WHAT TO WORK ON: Images are not part of the copy; transcribe all the data exactly.

DATA EXCERPT:
— start —
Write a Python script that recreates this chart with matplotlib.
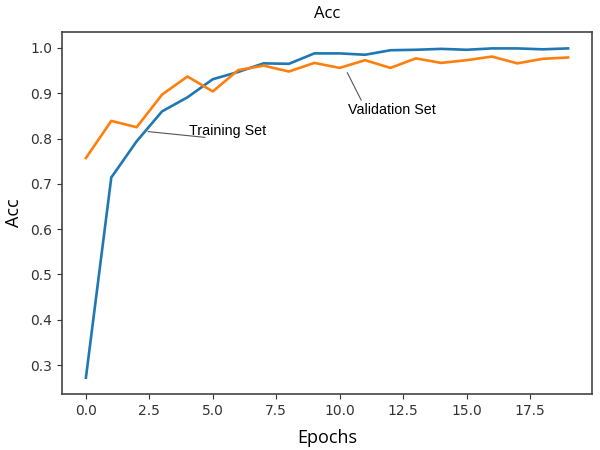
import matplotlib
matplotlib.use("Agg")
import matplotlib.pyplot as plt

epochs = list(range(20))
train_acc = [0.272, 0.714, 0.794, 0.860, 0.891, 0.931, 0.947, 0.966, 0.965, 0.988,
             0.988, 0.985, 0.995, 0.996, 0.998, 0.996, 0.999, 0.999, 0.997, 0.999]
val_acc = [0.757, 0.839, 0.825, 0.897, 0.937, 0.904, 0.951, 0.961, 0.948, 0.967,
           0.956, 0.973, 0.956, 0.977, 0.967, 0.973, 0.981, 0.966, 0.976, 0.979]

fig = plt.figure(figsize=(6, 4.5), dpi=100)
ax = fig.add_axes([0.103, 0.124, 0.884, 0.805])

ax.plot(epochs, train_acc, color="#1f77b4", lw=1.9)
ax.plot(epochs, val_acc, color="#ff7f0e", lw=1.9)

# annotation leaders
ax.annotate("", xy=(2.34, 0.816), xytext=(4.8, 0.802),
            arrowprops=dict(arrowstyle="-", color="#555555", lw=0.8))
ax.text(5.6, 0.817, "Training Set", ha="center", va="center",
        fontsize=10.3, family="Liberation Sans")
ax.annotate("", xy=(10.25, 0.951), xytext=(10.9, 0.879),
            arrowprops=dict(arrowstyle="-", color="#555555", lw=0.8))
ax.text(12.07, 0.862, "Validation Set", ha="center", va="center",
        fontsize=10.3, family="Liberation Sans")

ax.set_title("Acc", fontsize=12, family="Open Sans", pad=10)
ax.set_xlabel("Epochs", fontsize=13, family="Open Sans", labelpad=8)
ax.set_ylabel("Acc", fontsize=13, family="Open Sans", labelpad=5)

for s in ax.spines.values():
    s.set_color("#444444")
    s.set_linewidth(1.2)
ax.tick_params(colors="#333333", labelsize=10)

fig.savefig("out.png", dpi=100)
— end —
EXERCISE RESPONSE:
Write a Python script that recreates this chart with matplotlib.
import matplotlib
matplotlib.use("Agg")
import matplotlib.pyplot as plt

epochs = list(range(20))
train_acc = [0.272, 0.714, 0.794, 0.860, 0.891, 0.931, 0.947, 0.966, 0.965, 0.988,
             0.988, 0.985, 0.995, 0.996, 0.998, 0.996, 0.999, 0.999, 0.997, 0.999]
val_acc = [0.757, 0.839, 0.825, 0.897, 0.937, 0.904, 0.951, 0.961, 0.948, 0.967,
           0.956, 0.973, 0.956, 0.977, 0.967, 0.973, 0.981, 0.966, 0.976, 0.979]

fig = plt.figure(figsize=(6, 4.5), dpi=100)
ax = fig.add_axes([0.103, 0.124, 0.884, 0.805])

ax.plot(epochs, train_acc, color="#1f77b4", lw=1.9)
ax.plot(epochs, val_acc, color="#ff7f0e", lw=1.9)

# annotation leaders
ax.annotate("", xy=(2.34, 0.816), xytext=(4.8, 0.802),
            arrowprops=dict(arrowstyle="-", color="#555555", lw=0.8))
ax.text(5.6, 0.817, "Training Set", ha="center", va="center",
        fontsize=10.3, family="Liberation Sans")
ax.annotate("", xy=(10.25, 0.951), xytext=(10.9, 0.879),
            arrowprops=dict(arrowstyle="-", color="#555555", lw=0.8))
ax.text(12.07, 0.862, "Validation Set", ha="center", va="center",
        fontsize=10.3, family="Liberation Sans")

ax.set_title("Acc", fontsize=12, family="Open Sans", pad=10)
ax.set_xlabel("Epochs", fontsize=13, family="Open Sans", labelpad=8)
ax.set_ylabel("Acc", fontsize=13, family="Open Sans", labelpad=5)

for s in ax.spines.values():
    s.set_color("#444444")
    s.set_linewidth(1.2)
ax.tick_params(colors="#333333", labelsize=10)

fig.savefig("out.png", dpi=100)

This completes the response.